#### Exercise requirements
Gather up the lines that contain "this".

#### Supplied data
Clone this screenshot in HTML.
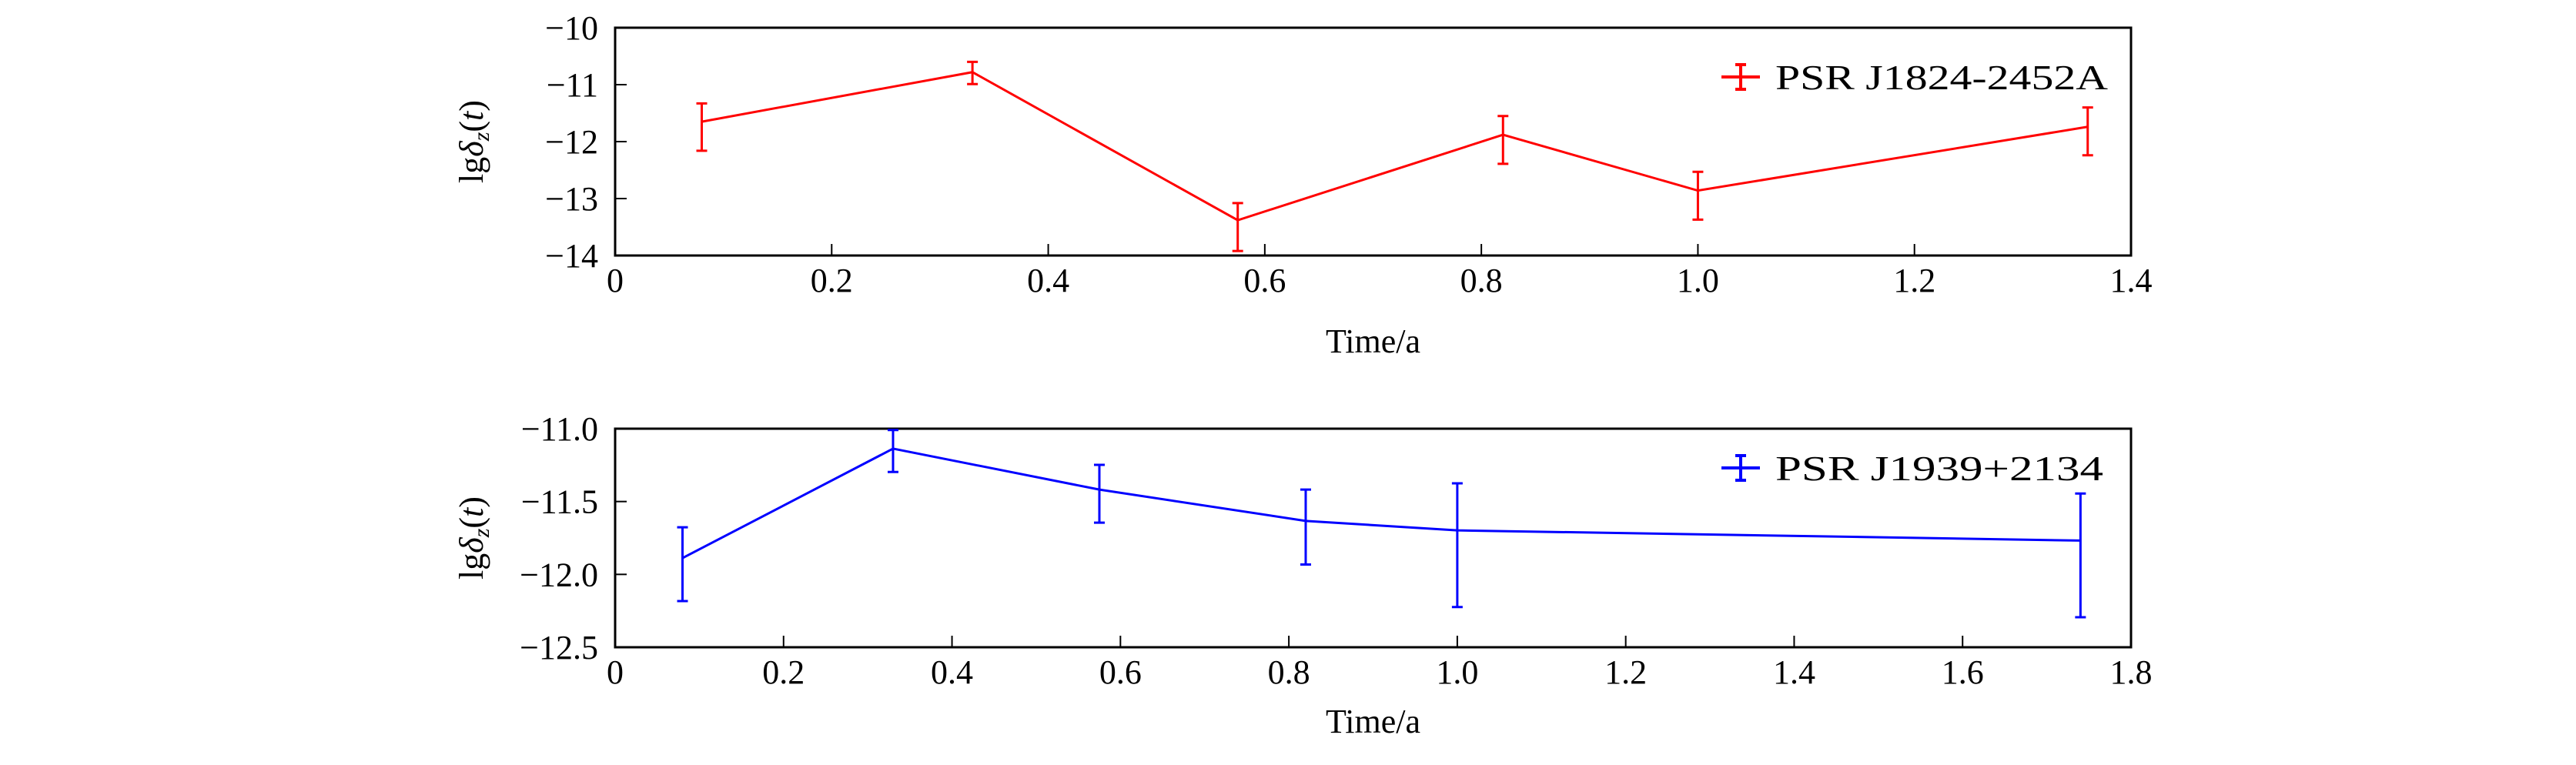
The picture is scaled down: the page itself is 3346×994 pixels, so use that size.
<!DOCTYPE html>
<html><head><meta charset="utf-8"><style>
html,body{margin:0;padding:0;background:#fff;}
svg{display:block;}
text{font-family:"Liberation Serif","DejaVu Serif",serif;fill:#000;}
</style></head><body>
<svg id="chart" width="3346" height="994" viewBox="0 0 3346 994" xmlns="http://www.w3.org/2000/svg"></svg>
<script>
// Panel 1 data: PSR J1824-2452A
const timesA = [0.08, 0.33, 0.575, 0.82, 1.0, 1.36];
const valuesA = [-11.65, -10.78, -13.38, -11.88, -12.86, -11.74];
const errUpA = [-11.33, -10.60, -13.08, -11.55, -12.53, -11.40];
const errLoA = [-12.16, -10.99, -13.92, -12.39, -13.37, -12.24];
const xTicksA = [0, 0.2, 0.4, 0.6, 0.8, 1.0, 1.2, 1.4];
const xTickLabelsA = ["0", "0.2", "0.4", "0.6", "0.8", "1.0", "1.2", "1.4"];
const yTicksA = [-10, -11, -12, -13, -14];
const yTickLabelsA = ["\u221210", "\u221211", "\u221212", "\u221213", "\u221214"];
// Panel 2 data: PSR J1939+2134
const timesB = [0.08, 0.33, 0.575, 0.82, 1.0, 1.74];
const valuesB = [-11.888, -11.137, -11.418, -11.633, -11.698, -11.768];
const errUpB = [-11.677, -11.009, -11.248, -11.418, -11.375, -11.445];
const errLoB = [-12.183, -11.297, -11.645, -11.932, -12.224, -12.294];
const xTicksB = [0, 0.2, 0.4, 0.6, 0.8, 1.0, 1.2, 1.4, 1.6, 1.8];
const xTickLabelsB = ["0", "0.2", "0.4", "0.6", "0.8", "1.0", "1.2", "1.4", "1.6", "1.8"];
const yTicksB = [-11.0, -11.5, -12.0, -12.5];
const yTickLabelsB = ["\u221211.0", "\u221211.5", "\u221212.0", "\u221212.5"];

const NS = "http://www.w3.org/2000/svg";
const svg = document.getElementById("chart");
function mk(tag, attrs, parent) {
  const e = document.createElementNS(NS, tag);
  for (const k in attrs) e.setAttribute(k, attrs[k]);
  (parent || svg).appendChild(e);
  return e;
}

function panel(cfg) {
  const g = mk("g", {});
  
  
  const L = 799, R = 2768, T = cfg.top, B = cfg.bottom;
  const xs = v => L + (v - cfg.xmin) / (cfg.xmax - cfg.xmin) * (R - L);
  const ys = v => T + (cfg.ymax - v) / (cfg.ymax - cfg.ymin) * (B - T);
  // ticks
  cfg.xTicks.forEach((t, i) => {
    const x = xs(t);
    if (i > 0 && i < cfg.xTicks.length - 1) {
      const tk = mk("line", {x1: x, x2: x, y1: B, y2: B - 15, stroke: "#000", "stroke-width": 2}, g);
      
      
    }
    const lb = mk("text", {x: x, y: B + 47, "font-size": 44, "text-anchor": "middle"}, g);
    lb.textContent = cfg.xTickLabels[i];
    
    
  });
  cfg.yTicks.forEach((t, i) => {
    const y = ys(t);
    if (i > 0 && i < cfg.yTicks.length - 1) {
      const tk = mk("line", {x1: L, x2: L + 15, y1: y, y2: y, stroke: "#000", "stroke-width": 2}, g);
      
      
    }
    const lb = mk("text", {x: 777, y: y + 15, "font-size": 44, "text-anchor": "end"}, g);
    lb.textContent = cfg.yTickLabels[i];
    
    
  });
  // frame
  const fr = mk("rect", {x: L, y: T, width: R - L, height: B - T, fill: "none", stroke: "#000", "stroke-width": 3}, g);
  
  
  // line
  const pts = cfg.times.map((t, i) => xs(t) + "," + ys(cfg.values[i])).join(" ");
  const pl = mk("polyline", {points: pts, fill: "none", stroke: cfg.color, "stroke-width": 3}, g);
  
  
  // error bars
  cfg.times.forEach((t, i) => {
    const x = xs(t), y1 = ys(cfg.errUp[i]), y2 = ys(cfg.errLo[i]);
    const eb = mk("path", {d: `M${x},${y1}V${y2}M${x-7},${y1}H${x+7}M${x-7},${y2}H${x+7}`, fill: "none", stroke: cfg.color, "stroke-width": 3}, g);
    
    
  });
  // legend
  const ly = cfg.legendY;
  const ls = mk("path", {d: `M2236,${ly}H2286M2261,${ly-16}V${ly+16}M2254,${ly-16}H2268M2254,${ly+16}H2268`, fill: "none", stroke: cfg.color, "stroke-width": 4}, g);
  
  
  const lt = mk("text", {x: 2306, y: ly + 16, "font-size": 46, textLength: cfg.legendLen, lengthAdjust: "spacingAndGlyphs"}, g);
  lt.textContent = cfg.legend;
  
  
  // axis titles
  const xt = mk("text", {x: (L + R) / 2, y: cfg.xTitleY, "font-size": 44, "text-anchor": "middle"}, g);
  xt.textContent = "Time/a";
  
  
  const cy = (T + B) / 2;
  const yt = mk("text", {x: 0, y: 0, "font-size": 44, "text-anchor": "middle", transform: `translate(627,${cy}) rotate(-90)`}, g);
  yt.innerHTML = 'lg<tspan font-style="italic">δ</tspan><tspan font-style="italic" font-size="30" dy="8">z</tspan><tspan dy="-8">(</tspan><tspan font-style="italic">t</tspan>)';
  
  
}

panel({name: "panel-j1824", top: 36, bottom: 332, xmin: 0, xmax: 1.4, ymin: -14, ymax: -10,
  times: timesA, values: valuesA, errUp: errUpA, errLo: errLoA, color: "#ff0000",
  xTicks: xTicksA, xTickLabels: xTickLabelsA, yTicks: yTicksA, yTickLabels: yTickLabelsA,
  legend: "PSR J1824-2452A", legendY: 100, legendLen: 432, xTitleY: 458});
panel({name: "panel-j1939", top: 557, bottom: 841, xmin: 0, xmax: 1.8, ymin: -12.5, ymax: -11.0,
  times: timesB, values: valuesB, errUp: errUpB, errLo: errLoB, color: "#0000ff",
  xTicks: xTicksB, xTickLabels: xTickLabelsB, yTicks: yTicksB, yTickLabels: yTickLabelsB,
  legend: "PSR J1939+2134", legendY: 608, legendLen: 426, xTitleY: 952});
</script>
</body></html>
--
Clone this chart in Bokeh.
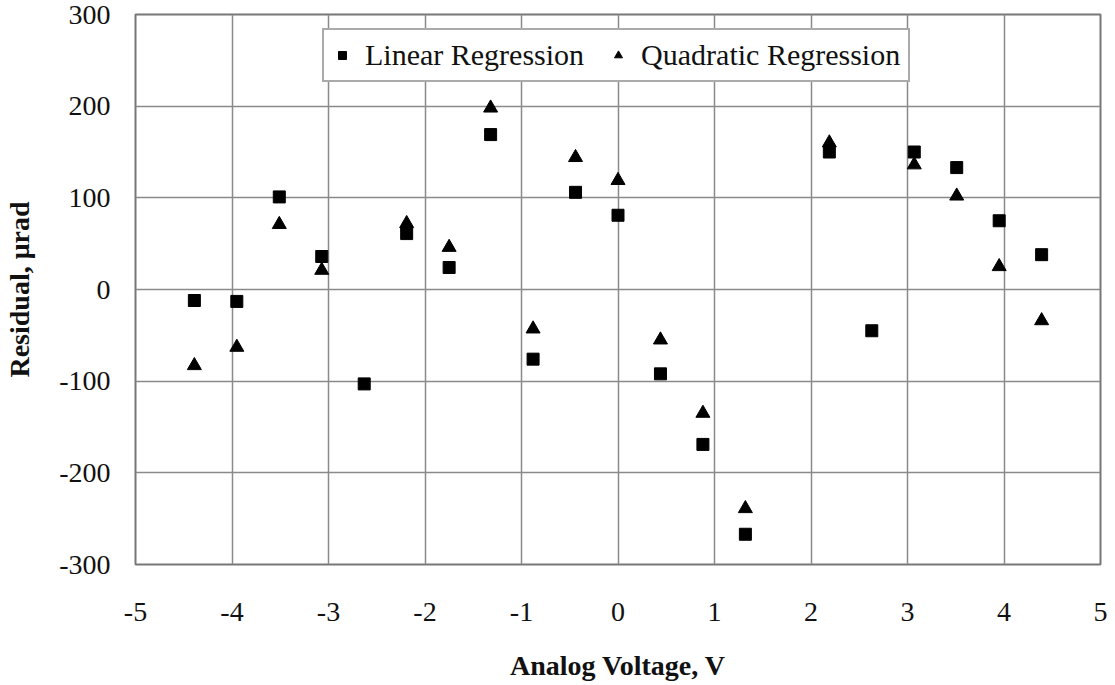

#### Correct result
Clone this screenshot in HTML.
Clone this chart in Bokeh.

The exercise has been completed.